Estonia is experiencing a temporary price spike in electricity prices today.
Nord Pool Spot, which runs the largest market for electrical energy in Europe, encompassing nine countries, noted on its website that the price of electricity in Estonia is 94.78 euros per Megawatt/hour today. The rate has averaged 33.11 euros/Mwh over the last five days.
According to Hando Sutter, a regional market manager for the Baltic states and Russia at Nord Pool, the reason for the one-day rise due to a confluence of three factors; increased consumption during the holidays, cold weather outside, and specific issues in the electricity market in Finland, where the price is also 94.78 euros/Mwh.

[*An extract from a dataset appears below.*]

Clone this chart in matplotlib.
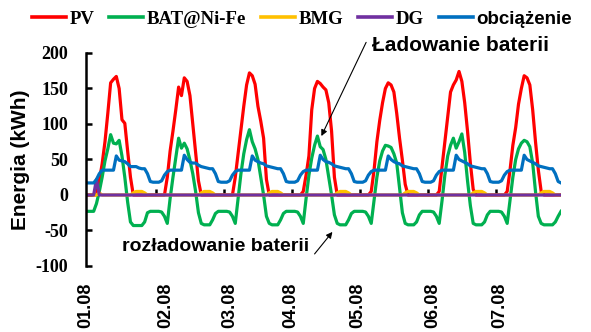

“There is a Finnish nuclear power plant off today, and several other power stations that are undergoing maintenance,” Sutter said to ERR News. “The Finnish market is much larger than the Estonian one, and with the innerconnectivity between the two markets, the prices there directly affect the ones here.”
The Estonian and Finnish electricity markets are connected primarily through the two Estlink submarine power cables, which run on the floor of the Gulf of Finland. Both cable suffered failures in September, which temporarily doubled the price of electricity in Estonia.
Eliis Vennik, a press officer for Eesti Energia, also noted that there is a power connection between Finland and Sweden is also not filled to capacity, which could be having an trickle-down effect over the region.
Latvia and Lithuania has also seen their electricity prices skyrocket today, with both countries paying 95.54 euros/Mwh.
“In a regional market, everything is connected to everything,” Vennik said.